I had imagined Lyssand as a kind of Norwegian Kurt Wallander, stalking through contrasty landscapes, haunted by what he’d seen men do in the Arctic darkness. But he hadn’t much noir about him. He loved the archipelago’s stark beauty, reveled in its emptiness, the way life below zero pared things down. Later, when we discussed a homicide in a remote Russian coal town called Barentsburg, he said it’d been relatively easy to solve.
“It’s hard to get away with anything up here,” he said. “Everybody knows what you’re doing.”
A bunkhouse at the meteorological station in Bjørnøya, an island near the western edge of the Barents Sea. (Neil Shea)
The first thing you notice upon entering the Bjørnøya Meteorology Station is the rifle rack. Hard by the door, half a dozen high-powered weapons, loaded and ready. Like those I’ve seen in certain police stations, or on military bases in war zones, as though the Norwegians were waiting for a Russian invasion. Beyond the guns, a case displaying extraordinary eggs of birds that nest here—Brünnich’s guillemots, common guillemots, auks, fulmars, gulls, puffins, terns. And then, through a doorway, a fine, wood-paneled living room lined with bookshelves—and a polar bear.
The bear was stretched across the wall, mouth open, fur gleaming in the lamplight. Lyssand told me it had been shot on the island five years before. Since polar bears are protected in Norway, and because Lyssand was a cop back then, he investigated the case and later made sure the skin was returned to Bjørnøya. He and others thought it was appropriate, after all. Bjørnøya means “bear island.”
Bears had for centuries been regular visitors during winter, when sea ice crept down and enclosed the island like a fist around a jewel. In 1971, a weather station crew member was killed by a bear. Shortly afterward, a new regulation required all personnel to carry rifles whenever they went outside.
That explained the rifle rack by the door, and the other weapons and flare pistols scattered throughout the station and its outbuildings. The station’s doors were also left unlocked at all times—to accommodate someone fleeing in a bear-induced panic. Dogs had even been employed to help guard the station crews, and outside, two Alaskan huskies, Yukon and Laban, were chained to neat Nordic doghouses. In theory they would bark at the approach of a bear; in reality, everyone thought they’d just hide.
By the time of my visit, though, the guns, flares, doors, and dogs had mostly outlasted their purpose. Polar bears are essentially marine animals; they spend their lives wandering sea ice, hunting other creatures that live along its edges. But climate change had so altered this quadrant that ice hadn’t reached Bjørnøya for years, and no bears had been seen since 2011. (A few months after my visit, a station staffer told me that the thick ice finally returned, in March, bringing with it a solitary bear. The bear found its way to the station, she said, nosed around the buildings, and soon wandered back out to sea.)

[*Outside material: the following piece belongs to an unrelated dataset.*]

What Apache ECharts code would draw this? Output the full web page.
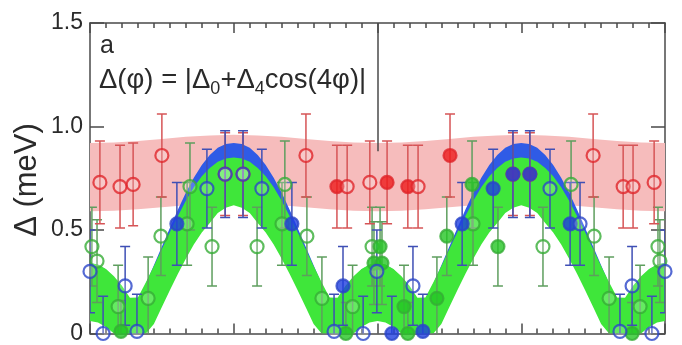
<!DOCTYPE html>
<html>
<head>
<meta charset="utf-8">
<script src="https://cdn.jsdelivr.net/npm/echarts@6/dist/echarts.min.js"></script>
<style>
  html, body { margin: 0; padding: 0; background: #fff; }
  #chart { width: 682px; height: 345px; }
</style>
</head>
<body>
<div id="chart"></div>
<script>
// ---- fitted gap bands, sampled in azimuth phi (degrees) ----
const bandPhi = [0,2.5,5,7.5,10,12.5,15,17.5,20,22.5,25,27.5,30,32.5,35,37.5,40,42.5,45,
  47.5,50,52.5,55,57.5,60,62.5,65,67.5,70,72.5,75,77.5,80,82.5,85,87.5,90,
  92.5,95,97.5,100,102.5,105,107.5,110,112.5,115,117.5,120,122.5,125,127.5,130,132.5,135,
  137.5,140,142.5,145,147.5,150,152.5,155,157.5,160,162.5,165,167.5,170,172.5,175,177.5,180];

const greenUpper = [0.340,0.333,0.312,0.277,0.231,0.173,0.174,0.248,0.326,0.408,0.489,0.567,0.641,0.706,0.760,0.800,0.830,0.846,0.850,
  0.846,0.830,0.800,0.760,0.706,0.641,0.567,0.489,0.408,0.326,0.248,0.174,0.173,0.231,0.277,0.312,0.333,0.340,
  0.333,0.312,0.277,0.231,0.173,0.174,0.248,0.326,0.408,0.489,0.567,0.641,0.706,0.760,0.800,0.830,0.846,0.850,
  0.846,0.830,0.800,0.760,0.706,0.641,0.567,0.489,0.408,0.326,0.248,0.174,0.173,0.231,0.277,0.312,0.333,0.340];
const greenLower = [0.060,0.053,0.032,0,0,0,0,0,0.046,0.128,0.209,0.287,0.361,0.430,0.488,0.534,0.582,0.608,0.620,
  0.608,0.582,0.534,0.488,0.430,0.361,0.287,0.209,0.128,0.046,0,0,0,0,0,0.032,0.053,0.060,
  0.053,0.032,0,0,0,0,0,0.046,0.128,0.209,0.287,0.361,0.430,0.488,0.534,0.582,0.608,0.620,
  0.608,0.582,0.534,0.488,0.430,0.361,0.287,0.209,0.128,0.046,0,0,0,0,0,0.032,0.053,0.060];

const blueUpper = [0.340,0.332,0.309,0.270,0.218,0.154,0.160,0.242,0.330,0.420,0.510,0.598,0.680,0.752,0.814,0.862,0.897,0.916,0.920,
  0.916,0.897,0.862,0.814,0.752,0.680,0.598,0.510,0.420,0.330,0.242,0.160,0.154,0.218,0.270,0.309,0.332,0.340,
  0.332,0.309,0.270,0.218,0.154,0.160,0.242,0.330,0.420,0.510,0.598,0.680,0.752,0.814,0.862,0.897,0.916,0.920,
  0.916,0.897,0.862,0.814,0.752,0.680,0.598,0.510,0.420,0.330,0.242,0.160,0.154,0.218,0.270,0.309,0.332,0.340];
const blueLower = [0.120,0.112,0.089,0.050,0,0,0,0.022,0.110,0.200,0.290,0.378,0.460,0.534,0.598,0.650,0.689,0.712,0.720,
  0.712,0.689,0.650,0.598,0.534,0.460,0.378,0.290,0.200,0.110,0.022,0,0,0,0.050,0.089,0.112,0.120,
  0.112,0.089,0.050,0,0,0,0.022,0.110,0.200,0.290,0.378,0.460,0.534,0.598,0.650,0.689,0.712,0.720,
  0.712,0.689,0.650,0.598,0.534,0.460,0.378,0.290,0.200,0.110,0.022,0,0,0,0.050,0.089,0.112,0.120];

const redBandPhi = [0,7.5,15,22.5,30,37.5,45,52.5,60,67.5,75,82.5,90,97.5,105,112.5,120,127.5,135,142.5,150,157.5,165,172.5,180];
const redLower = [0.590,0.593,0.600,0.610,0.620,0.627,0.630,0.627,0.620,0.610,0.600,0.593,0.590,0.593,0.600,0.610,0.620,0.627,0.630,0.627,0.620,0.610,0.600,0.593,0.590];
const redUpper = [0.920,0.923,0.930,0.940,0.950,0.957,0.960,0.957,0.950,0.940,0.930,0.923,0.920,0.923,0.930,0.940,0.950,0.957,0.960,0.957,0.950,0.940,0.930,0.923,0.920];

// ---- measured gaps (meV) with error bars; filled: 1 = solid symbol ----
const redPhi    = [3.1,9.4,13.5,22.5,42.3,47.9,67.6,77.3,80.5,87.6,93.0,99.5,102.7,112.7,132.4,137.7,157.5,166.9,170.0,176.6];
const redVal    = [0.73,0.71,0.72,0.86,0.77,0.77,0.86,0.71,0.71,0.73,0.73,0.71,0.71,0.86,0.77,0.77,0.86,0.71,0.71,0.73];
const redErr    = [0.20,0.20,0.20,0.20,0.20,0.20,0.20,0.20,0.20,0.20,0.20,0.20,0.20,0.20,0.20,0.20,0.20,0.20,0.20,0.20];
const redFilled = [0,0,0,0,0,0,0,1,0,0,1,1,0,1,1,1,0,0,0,0];

const bluePhi    = [0,4.1,11.0,14.7,27.2,36.6,42.3,47.9,53.8,63.2,76.4,79.2,85.5,89.8,94.5,101.1,104.2,116.5,126.2,132.4,137.7,144.0,150.3,153.4,165.9,169.7,175.9,180];
const blueVal    = [0.30,0.00,0.23,0.01,0.53,0.70,0.77,0.77,0.70,0.53,0.01,0.23,0.00,0.30,0.00,0.23,0.01,0.53,0.70,0.77,0.77,0.70,0.53,0.53,0.01,0.23,0.00,0.30];
const blueErr    = [0.20,0.18,0.19,0.18,0.20,0.19,0.21,0.21,0.19,0.20,0.18,0.19,0.18,0.20,0.18,0.19,0.18,0.20,0.19,0.21,0.21,0.19,0.20,0.20,0.18,0.19,0.18,0.20];
const blueFilled = [0,0,0,0,1,0,0,0,0,1,0,1,0,0,1,0,1,1,1,1,1,0,1,0,0,0,0,0];

const greenPhi    = [0.6,2.2,8.8,9.7,18.2,22.2,30.4,31.3,38.2,52.3,60.1,61.0,67.9,72.6,80.1,82.2,88.3,88.9,
  90.8,91.4,98.3,99.5,108.6,111.7,119.6,119.9,127.7,141.8,150.6,157.8,162.5,169.7,172.2,177.8,178.4];
const greenVal    = [0.42,0.35,0.13,0.01,0.17,0.47,0.53,0.71,0.42,0.42,0.53,0.72,0.47,0.17,0.00,0.13,0.42,0.34,
  0.42,0.34,0.13,0.00,0.17,0.47,0.72,0.53,0.42,0.42,0.72,0.47,0.17,0.00,0.13,0.42,0.35];
const greenErr    = [0.19,0.20,0.20,0.15,0.20,0.19,0.20,0.21,0.19,0.19,0.20,0.21,0.19,0.20,0.15,0.20,0.19,0.20,
  0.19,0.20,0.20,0.15,0.20,0.19,0.21,0.20,0.19,0.19,0.21,0.19,0.20,0.15,0.20,0.19,0.20];
const greenFilled = [0,0,0,1,0,0,0,0,0,0,0,0,0,0,1,0,0,1,
  1,1,1,1,1,1,1,0,1,0,0,0,0,1,0,0,0];

// y tick values and the divider drawn at phi = 90 deg
const yTicks = [0, 0.5, 1.0, 1.5];
const dividerPhi = 90;
const dividerFrom = 0.88;

const FONT = '"Liberation Sans", Arial, Helvetica, sans-serif';
const AXIS = '#4a4a4a';

// one filled polygon between the lower and upper curve of a band
function bandSeries(phi, lo, hi, color, z) {
  return {
    type: 'custom', z, silent: true, clip: true,
    encode: { x: 0, y: [1, 2] },
    data: phi.map((p, i) => [p, lo[i], hi[i]]),
    renderItem(params, api) {
      if (params.dataIndex !== 0) return null;
      const pts = [];
      for (let i = 0; i < phi.length; i++) pts.push(api.coord([phi[i], hi[i]]));
      for (let i = phi.length - 1; i >= 0; i--) pts.push(api.coord([phi[i], lo[i]]));
      return {
        type: 'polygon',
        shape: { points: pts, smooth: 0 },
        style: { fill: color, stroke: null }
      };
    }
  };
}

function errorBars(phi, val, err, color, z) {
  return {
    type: 'custom', z, silent: true, clip: true,
    encode: { x: 0, y: [1, 2] },
    data: phi.map((p, i) => [p, val[i] - err[i], val[i] + err[i]]),
    renderItem(params, api) {
      const x = api.value(0);
      const a = api.coord([x, api.value(1)]);
      const b = api.coord([x, api.value(2)]);
      const w = 5;
      const st = { stroke: color, lineWidth: 1.5, fill: null };
      return {
        type: 'group',
        children: [
          { type: 'line', shape: { x1: a[0], y1: a[1], x2: b[0], y2: b[1] }, style: st },
          { type: 'line', shape: { x1: a[0] - w, y1: a[1], x2: a[0] + w, y2: a[1] }, style: st },
          { type: 'line', shape: { x1: b[0] - w, y1: b[1], x2: b[0] + w, y2: b[1] }, style: st }
        ]
      };
    }
  };
}

function points(phi, val, filled, stroke, fill, z) {
  return {
    type: 'scatter', z, silent: true, clip: false,
    symbol: 'circle', symbolSize: 13,
    data: phi.map((p, i) => ({
      value: [p, val[i]],
      itemStyle: {
        color: filled[i] ? fill : 'rgba(255,255,255,0.25)',
        borderColor: stroke,
        borderWidth: 2.2
      }
    }))
  };
}

const xAxisBase = {
  type: 'value', min: 0, max: 180, interval: 45,
  axisLine: { show: true, onZero: false, lineStyle: { color: AXIS, width: 1.5 } },
  axisTick: { show: true, inside: true, length: 10, lineStyle: { color: AXIS, width: 1.5 } },
  minorTick: { show: true, splitNumber: 9, length: 5, lineStyle: { color: AXIS, width: 1.5 } },
  axisLabel: { show: false },
  splitLine: { show: false }
};

const yAxisBase = {
  type: 'value', min: 0, max: 1.5, interval: 0.5,
  axisLine: { show: true, onZero: false, lineStyle: { color: AXIS, width: 1.5 } },
  axisTick: { show: true, inside: true, length: 14, lineStyle: { color: AXIS, width: 1.5 } },
  splitLine: { show: false }
};

const chart = echarts.init(document.getElementById('chart'), null, { renderer: 'canvas' });

chart.setOption({
  animation: false,
  backgroundColor: '#ffffff',
  grid: { left: 90, right: 17, top: 23, bottom: 10 },
  xAxis: [
    Object.assign({}, xAxisBase, { position: 'bottom' }),
    Object.assign({}, xAxisBase, { position: 'top' })
  ],
  yAxis: [
    Object.assign({}, yAxisBase, {
      position: 'left',
      axisLabel: {
        show: true, margin: 7, color: '#2a2a2a', fontSize: 23, fontFamily: FONT,
        formatter: v => (yTicks.indexOf(v) < 0 ? '' : (v === 0 ? '0' : v.toFixed(1)))
      }
    }),
    Object.assign({}, yAxisBase, { position: 'right', axisLabel: { show: false } })
  ],
  graphic: [
    {
      type: 'text', x: 27, y: 180, rotation: Math.PI / 2, silent: true, z: 100,
      style: {
        text: 'Δ (meV)', fill: '#2a2a2a', font: '31px ' + FONT,
        align: 'center', verticalAlign: 'middle'
      }
    },
    {
      type: 'text', x: 100, y: 34, silent: true, z: 100,
      style: { text: 'a', fill: '#2a2a2a', font: '25px ' + FONT }
    },
    {
      type: 'text', x: 99, y: 65, silent: true, z: 100,
      style: {
        text: '{m|Δ(φ) = |Δ}{s|0}{m|+Δ}{s|4}{m|cos(4φ)|}',
        rich: {
          m: { fontSize: 27.5, fontFamily: FONT, fill: '#2a2a2a', lineHeight: 33, verticalAlign: 'bottom', padding: [0, 0, 4, 0] },
          s: { fontSize: 18, fontFamily: FONT, fill: '#2a2a2a', lineHeight: 33, verticalAlign: 'bottom' }
        }
      }
    }
  ],
  series: [
    bandSeries(redBandPhi, redLower, redUpper, '#f6bcbc', 1),
    bandSeries(bandPhi, blueLower, blueUpper, '#2f5be6', 2),
    bandSeries(bandPhi, greenLower, greenUpper, '#3fe63a', 3),
    {
      type: 'line', z: 4, silent: true, data: [],
      markLine: {
        silent: true, symbol: 'none', label: { show: false },
        lineStyle: { color: AXIS, width: 1.5, type: 'solid' },
        data: [[{ coord: [dividerPhi, dividerFrom] }, { coord: [dividerPhi, yTicks[yTicks.length - 1]] }]]
      }
    },
    errorBars(greenPhi, greenVal, greenErr, '#5e9e5e', 5),
    errorBars(redPhi, redVal, redErr, '#d65456', 5),
    errorBars(bluePhi, blueVal, blueErr, '#3f4fb5', 5),
    points(greenPhi, greenVal, greenFilled, '#36ad36', '#24c524', 6),
    points(redPhi, redVal, redFilled, '#e0262b', '#ee1c1c', 6),
    points(bluePhi, blueVal, blueFilled, '#2b45c8', '#1f3fe0', 6)
  ]
});
</script>
</body>
</html>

To travel in the Arctic today is to enter a perpetual vigil. Crossing the Circle, you are aware that you have come at an environmental cost, that you are privileged to be there, that the behavior of your own country is helping to melt this one. Every village, every shore, each encounter with an animal is heightened by the question of what will happen, what is happening, as new ocean appears and the Arctic is transformed.
Once, during my time on Bjørnøya, a friend who had just spent the summer working in the Canadian Arctic texted me and asked, “Is the Arctic still the Arctic when all the ice is gone?” It was the sort of thing he and I, as outsiders—southerners—could entertain without consequence. Human activity had long ago wholly transformed the landscapes on which we lived. Down south there was little left to mourn but our illusions. I wrote back to my friend and said that at least in the Arctic there would still be darkness.
On the final evening of my island visit, I went for a walk along the shore with two station staffers, Alex and Tina. Both were about to return to Oslo after their half-year stay. Alex carried a rifle, Tina went unarmed. The huskies bounded along with us, slipping happily between our legs. In the moonlight, we could see just enough. The shore, the hills in the distance, all appeared like an old memory, blue and uncertain. Something crunched underfoot. Walrus bones, Alex said. Walrus had at one time thrived here, but they were hunted out hundreds of years ago: another animal exiled from Bjørnøya.
Earlier, Alex had taken me into an old house on the station grounds. Radio crews had once lived there, in small rooms, huddled around small stoves, and now it had become a kind of museum. In the attic, artifacts were stored—old rifles, bits of a Nazi bomber that had crashed here, radios, whale bones, skis. In a corner under an eave lay the most unsettling object: a small rectangular frame made of driftwood, about the size of a rabbit hutch and set on driftwood legs.
Alex explained that this was a polar bear trap. Many years ago, hunters would position a sawed-off shotgun within the box, its trigger tied to a tripwire, which was fastened to a hunk of seal blubber. Inevitably a hungry bear would come along and tug at the blubber. Alex told me one or two traps still stood on the island. They were harmless now, he said. Broken by time and the elements, waiting for trophies that would never arrive.
I instantly hated the trap, but it also clarified things. Bjørnøya was like a stone dropped by a receding glacier and mired now in the warm mud of the Anthropocene. The island and most everything on it were relics of a larger, colder age. The true line of demarcation was not some border drawn between nations, but one that separated us from the Arctic of the past, and revealed how far things had come.